CUBANET ... CUBANEWS

April 4, 2000



Elian's case echoes past

Daniel Williams Washington Post. Chicago Sun-Times. April 4, 2000

MOSCOW--Pyotr Kozmin was only 9 months old when sheriffs snatched him from his mother at a Chicago train station and turned him over to child welfare officials.

It was 1957, deep into the Cold War, and Pyotr's parents, Georgy and Nadezhda, refugees from World War II Europe, were returning to the Soviet Union. But the Cook County Family Court objected to them taking Pyotr and his three brothers.

It would take two years of tedious custody hearings, framed by heated diplomatic give-and-take and propaganda volleys, before the four boys--all wards of the court because their parents had been treated for bouts of mental illness--joined their parents in Moscow. "The beginning of my second life," Pyotr Kozmin recalls, musing over a tangled saga of family ties, politics and law.

In Russia, the family's celebrity status won them a new apartment in downtown Moscow while the boys, who spoke no Russian and were steeped in American culture, were educated at a special school. But the spotlight dimmed, and the family descended into poverty, moving to Ukraine to join family there.

The case of the Kozmin boys--Pyotr, Yuri, Pavel and Rostislav--suddenly sounds like today's news.
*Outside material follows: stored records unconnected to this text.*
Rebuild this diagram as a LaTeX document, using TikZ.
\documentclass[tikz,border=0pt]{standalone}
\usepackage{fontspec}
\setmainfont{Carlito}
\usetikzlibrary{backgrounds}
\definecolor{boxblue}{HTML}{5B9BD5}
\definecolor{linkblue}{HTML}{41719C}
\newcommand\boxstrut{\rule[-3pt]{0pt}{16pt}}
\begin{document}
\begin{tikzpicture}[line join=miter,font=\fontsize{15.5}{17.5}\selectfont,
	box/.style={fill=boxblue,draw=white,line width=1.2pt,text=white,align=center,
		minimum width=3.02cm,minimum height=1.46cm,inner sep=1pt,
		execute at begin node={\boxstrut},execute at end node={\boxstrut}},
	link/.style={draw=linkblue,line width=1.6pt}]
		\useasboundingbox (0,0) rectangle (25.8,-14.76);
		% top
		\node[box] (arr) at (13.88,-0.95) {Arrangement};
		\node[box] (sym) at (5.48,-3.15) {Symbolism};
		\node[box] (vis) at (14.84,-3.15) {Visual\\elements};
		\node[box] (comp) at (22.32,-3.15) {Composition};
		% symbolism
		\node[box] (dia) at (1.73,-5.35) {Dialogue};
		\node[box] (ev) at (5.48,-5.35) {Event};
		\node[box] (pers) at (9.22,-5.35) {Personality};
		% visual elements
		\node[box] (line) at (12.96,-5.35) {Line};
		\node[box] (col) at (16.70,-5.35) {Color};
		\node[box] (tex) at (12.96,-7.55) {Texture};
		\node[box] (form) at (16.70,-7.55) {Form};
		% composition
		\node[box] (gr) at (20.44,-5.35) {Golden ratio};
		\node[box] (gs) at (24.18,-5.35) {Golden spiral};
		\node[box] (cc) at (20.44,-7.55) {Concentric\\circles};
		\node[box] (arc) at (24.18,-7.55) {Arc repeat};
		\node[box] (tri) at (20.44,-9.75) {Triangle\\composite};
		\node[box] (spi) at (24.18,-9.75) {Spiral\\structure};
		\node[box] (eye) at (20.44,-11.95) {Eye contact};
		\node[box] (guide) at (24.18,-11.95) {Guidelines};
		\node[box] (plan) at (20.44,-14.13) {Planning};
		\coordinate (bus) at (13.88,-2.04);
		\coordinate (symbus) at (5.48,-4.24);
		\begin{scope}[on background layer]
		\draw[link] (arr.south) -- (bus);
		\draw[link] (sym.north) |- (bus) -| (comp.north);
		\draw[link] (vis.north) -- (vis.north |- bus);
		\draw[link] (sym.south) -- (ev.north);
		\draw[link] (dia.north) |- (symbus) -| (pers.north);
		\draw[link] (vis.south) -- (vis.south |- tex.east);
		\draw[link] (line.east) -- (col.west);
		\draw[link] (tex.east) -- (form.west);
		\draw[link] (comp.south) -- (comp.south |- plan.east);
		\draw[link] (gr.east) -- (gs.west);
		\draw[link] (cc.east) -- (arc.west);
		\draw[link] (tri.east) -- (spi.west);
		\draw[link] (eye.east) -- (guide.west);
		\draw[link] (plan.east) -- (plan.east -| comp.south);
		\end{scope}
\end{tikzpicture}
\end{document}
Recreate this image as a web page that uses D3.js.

Their odyssey in some ways parallels the tug of war over Elian Gonzalez, the 6-year-old who was shipwrecked as he and his mother fled Fidel Castro's Cuba and whose relatives want to keep him in the United States against the wishes of his father in Cuba.

Both cases were colored by Cold War-style rivalries and politics, and both raised a basic question: Do American notions of freedom override the desire of a parent to raise a child, even in a dictatorial state? The judge in the Kozin case, Circuit Court Chief Justice Thomas E. Kluczynski, said no.

"Under our law . . . there is a presumption that the parental right to the care and custody of children is good against all the world unless that right is forfeited," he said.

The boys left Chicago in 1959, wearing new gray suits and baseball caps and bearing gifts from well-wishers. The lead of the the Sun-Times story the next day was, "Chicago's White Sox lost four young fans Wednesday to Soviet Russia."

More than 40 years later, the question lingers: Would the boys have been better off in the United States?

Pyotr, 44, believes he benefitted from the Soviet Union's attention toward artistic development. He is a ceramist and painter, with a studio filled with boldly colored paintings of nudes and cats. "I was able to realize my potential," Pyotr says.

But Rostislav, 53, thinks it would have been better for him to stay in Chicago. His education was hampered, he believes, by his American background. The KGB "misplaced" key documents, which kept him from getting higher education in Moscow. "The KGB ruined my life," he says.

He now is a fisherman on the Sea of Azov in Ukraine. Yuri is in business in Ukraine; Pavel works there as a waiter.

Pyotr and Rostislav look sympathetically on Elian Gonzalez's plight. Despite differing assessments of their life in the Soviet Union, they believe the Cuban boy ought to be reunited with his father.

"It's a hard question," says Rostislav. "But if the father is a good person, the boy should go back."